Effects of filling ratio, geometry parameters and coolant temperature on the heat transfer performance of a wraparound heat pipe

Abstract The present work focuses mainly on the effects of heat input, filling ratio, inclination angle, tube diameter and coolant temperature on the thermal performance of a wraparound heat pipe charged with R134a. Results show that thermal resistance decreases with the increase of heat input when the filling ratio is larger than 40%. An optimal filling ratio for the heat pipe with the best performance exists between 50% and 60%. The pressure of working fluid in the heat pipe exceeds 1.6 MPa in the 70% and 80% filling ratios experiments. For larger inclination angles (θ > 10°), the thermal resistance decreases with increasing the heat input and finally tends to a stable value.
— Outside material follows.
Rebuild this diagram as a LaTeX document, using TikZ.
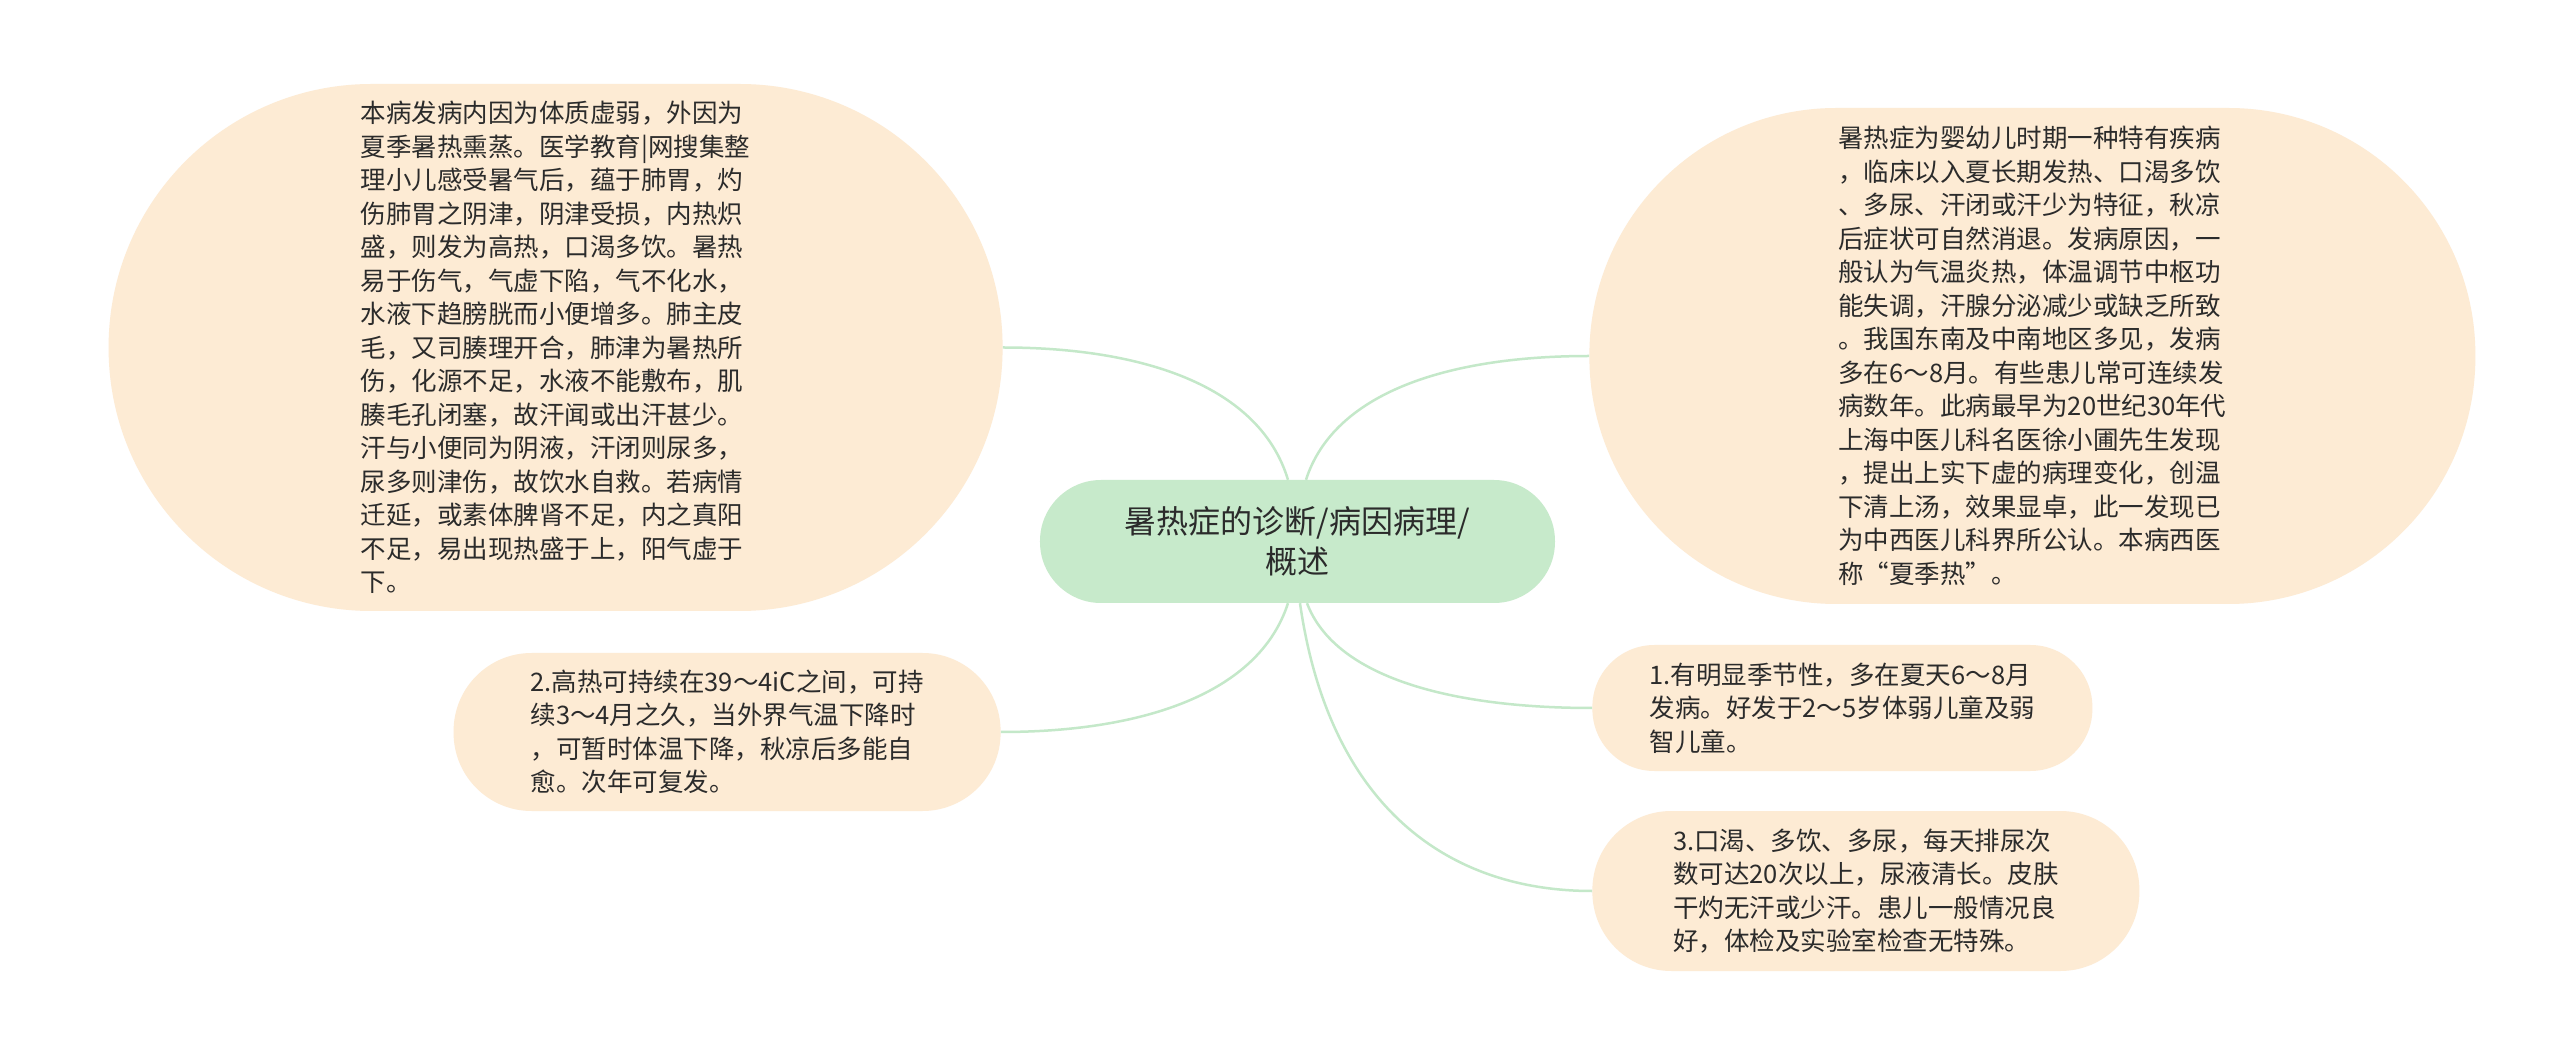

For heat loads of 420 W and greater, the values of thermal resistance are 0.056, 0.07, 0.034 and 0.027 K/W for outer diameters of 8, 10, 12 and 16 mm, respectively. No significant difference in thermal resistance at different coolant temperatures is observed for heat inputs greater than 300 W. In all experiments, for a 22° inclination angle, an outer diameter of 16 mm, and a filling ratio of 50%, the best performance of heat pipe is observed and the lowest value of thermal resistance is 0.027 K/W.